▶ PROBLEM DESCRIPTION: Can you pull out each line of the data below that includes the word "Recreate"?

** START OF DATA EXCERPTS **

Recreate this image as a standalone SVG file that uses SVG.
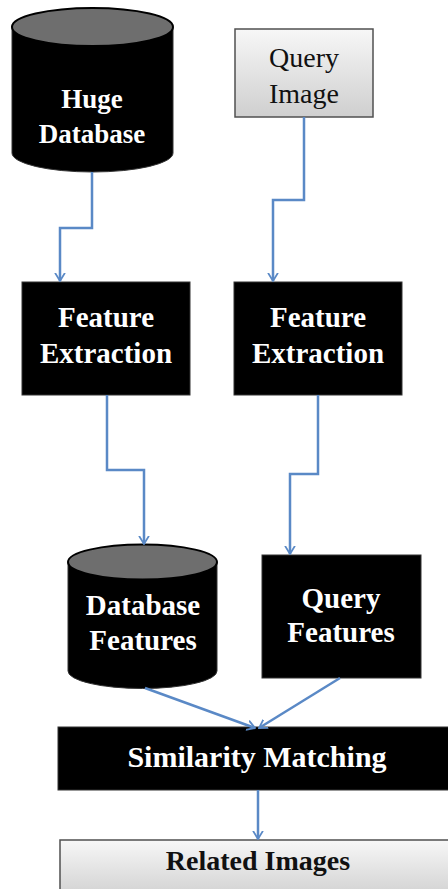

** END OF DATA EXCERPTS **
** START OF DATA EXCERPTS **

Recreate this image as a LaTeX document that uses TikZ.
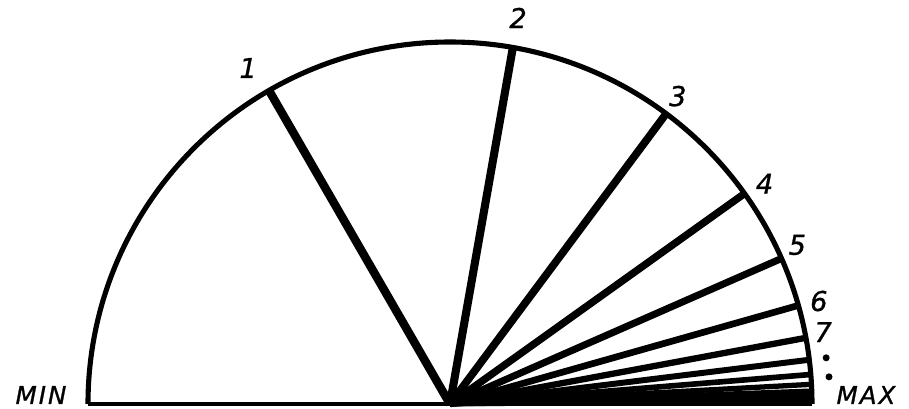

** END OF DATA EXCERPTS **
** START OF DATA EXCERPTS **

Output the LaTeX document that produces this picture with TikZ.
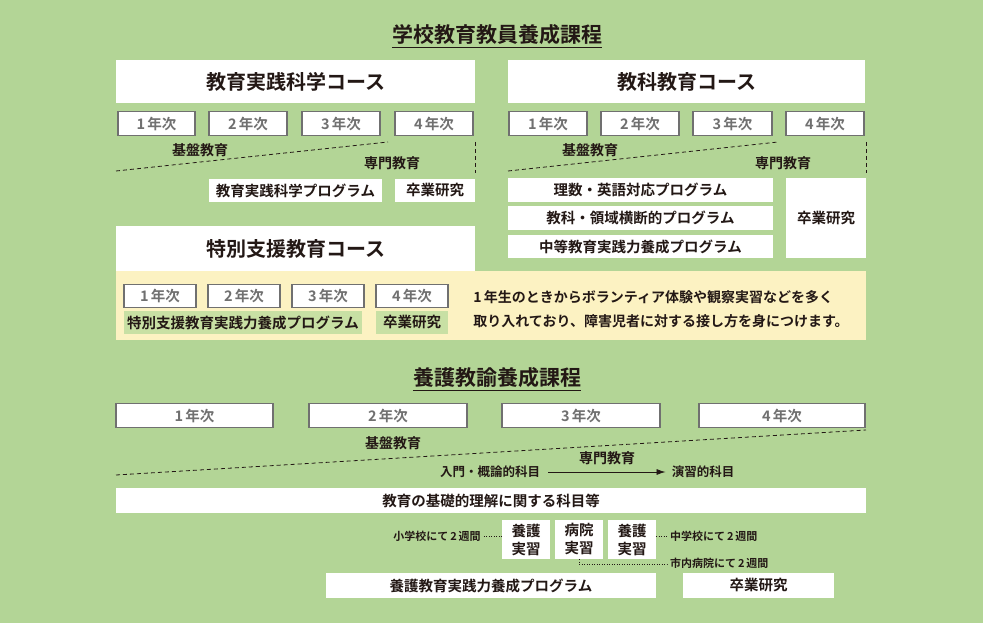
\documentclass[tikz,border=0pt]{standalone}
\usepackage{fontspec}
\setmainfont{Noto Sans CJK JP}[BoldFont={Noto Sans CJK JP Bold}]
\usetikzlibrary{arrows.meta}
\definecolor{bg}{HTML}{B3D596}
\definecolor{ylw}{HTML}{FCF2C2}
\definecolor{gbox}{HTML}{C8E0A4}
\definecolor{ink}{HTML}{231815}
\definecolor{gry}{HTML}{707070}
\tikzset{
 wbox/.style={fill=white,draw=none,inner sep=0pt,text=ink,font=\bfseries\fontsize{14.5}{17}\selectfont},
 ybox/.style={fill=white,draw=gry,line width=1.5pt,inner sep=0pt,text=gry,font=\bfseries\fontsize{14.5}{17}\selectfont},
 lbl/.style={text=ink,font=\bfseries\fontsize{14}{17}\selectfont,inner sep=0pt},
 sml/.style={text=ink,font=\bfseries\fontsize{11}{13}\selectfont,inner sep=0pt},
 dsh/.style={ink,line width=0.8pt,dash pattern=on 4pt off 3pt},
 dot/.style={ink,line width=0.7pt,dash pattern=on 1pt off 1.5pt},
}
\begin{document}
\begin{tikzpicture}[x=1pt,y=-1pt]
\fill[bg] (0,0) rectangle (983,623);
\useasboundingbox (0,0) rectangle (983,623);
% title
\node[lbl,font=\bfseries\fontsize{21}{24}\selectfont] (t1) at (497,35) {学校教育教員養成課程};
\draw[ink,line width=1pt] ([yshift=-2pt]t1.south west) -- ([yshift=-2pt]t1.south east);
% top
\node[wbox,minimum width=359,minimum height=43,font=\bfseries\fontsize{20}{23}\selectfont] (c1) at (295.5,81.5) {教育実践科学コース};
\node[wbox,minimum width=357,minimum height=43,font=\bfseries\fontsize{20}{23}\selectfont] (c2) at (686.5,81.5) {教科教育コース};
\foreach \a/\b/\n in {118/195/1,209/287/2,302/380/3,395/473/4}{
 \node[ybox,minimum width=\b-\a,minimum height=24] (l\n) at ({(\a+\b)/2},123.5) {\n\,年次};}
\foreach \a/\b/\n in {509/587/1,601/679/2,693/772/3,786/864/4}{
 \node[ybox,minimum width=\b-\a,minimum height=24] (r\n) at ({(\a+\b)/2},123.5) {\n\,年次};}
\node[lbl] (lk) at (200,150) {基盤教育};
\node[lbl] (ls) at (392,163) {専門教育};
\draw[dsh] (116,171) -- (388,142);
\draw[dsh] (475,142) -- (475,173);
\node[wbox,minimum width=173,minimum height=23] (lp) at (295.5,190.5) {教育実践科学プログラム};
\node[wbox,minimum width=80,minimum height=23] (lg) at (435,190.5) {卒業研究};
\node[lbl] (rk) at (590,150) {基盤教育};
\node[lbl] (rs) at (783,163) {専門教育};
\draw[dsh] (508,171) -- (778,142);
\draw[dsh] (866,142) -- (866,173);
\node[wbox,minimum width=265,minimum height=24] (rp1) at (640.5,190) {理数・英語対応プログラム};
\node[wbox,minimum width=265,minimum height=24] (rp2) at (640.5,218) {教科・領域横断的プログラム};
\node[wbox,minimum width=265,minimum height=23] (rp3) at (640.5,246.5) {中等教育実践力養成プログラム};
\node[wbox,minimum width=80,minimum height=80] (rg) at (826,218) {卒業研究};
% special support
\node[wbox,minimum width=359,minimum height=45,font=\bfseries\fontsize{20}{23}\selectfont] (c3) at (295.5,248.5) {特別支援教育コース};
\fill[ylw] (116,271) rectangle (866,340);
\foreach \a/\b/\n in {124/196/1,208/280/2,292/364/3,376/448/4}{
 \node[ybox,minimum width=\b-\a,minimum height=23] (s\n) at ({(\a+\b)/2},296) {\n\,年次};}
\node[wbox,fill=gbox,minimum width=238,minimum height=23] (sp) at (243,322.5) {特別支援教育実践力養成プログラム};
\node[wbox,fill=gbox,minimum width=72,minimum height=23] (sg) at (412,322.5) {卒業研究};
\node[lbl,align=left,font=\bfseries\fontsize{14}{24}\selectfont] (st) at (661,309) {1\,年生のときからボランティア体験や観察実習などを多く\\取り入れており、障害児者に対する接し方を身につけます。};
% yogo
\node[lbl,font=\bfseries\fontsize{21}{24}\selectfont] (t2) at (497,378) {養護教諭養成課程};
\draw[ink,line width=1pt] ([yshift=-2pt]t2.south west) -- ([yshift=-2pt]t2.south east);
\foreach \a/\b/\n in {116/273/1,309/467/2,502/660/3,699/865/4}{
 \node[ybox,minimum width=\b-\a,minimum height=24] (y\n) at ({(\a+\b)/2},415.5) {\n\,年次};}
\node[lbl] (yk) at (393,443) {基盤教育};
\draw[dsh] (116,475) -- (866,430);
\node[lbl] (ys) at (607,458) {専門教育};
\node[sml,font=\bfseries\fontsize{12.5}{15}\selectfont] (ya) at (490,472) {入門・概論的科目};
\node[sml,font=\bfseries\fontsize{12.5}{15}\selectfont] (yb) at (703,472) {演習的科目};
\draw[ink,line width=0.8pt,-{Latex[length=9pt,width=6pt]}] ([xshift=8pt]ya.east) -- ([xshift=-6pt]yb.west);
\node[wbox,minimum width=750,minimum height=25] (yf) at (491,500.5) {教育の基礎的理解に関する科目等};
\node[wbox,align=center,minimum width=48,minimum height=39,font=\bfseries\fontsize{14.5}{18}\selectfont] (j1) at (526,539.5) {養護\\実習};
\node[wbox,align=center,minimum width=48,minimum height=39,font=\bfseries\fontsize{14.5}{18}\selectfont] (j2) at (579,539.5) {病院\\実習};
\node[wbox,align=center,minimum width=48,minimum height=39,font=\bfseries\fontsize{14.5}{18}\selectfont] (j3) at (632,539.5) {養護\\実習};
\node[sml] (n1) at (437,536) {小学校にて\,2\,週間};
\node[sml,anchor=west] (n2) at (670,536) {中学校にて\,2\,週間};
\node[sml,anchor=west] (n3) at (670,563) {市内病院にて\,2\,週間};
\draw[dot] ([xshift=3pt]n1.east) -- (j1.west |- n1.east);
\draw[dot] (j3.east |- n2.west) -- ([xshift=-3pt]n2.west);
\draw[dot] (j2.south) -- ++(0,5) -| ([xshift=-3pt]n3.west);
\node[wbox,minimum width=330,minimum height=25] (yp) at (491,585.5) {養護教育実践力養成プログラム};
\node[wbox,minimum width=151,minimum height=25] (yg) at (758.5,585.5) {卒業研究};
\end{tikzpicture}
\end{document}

** END OF DATA EXCERPTS **

▶ RESPONSE TO THE TASK:
Recreate this image as a standalone SVG file that uses SVG.
Recreate this image as a LaTeX document that uses TikZ.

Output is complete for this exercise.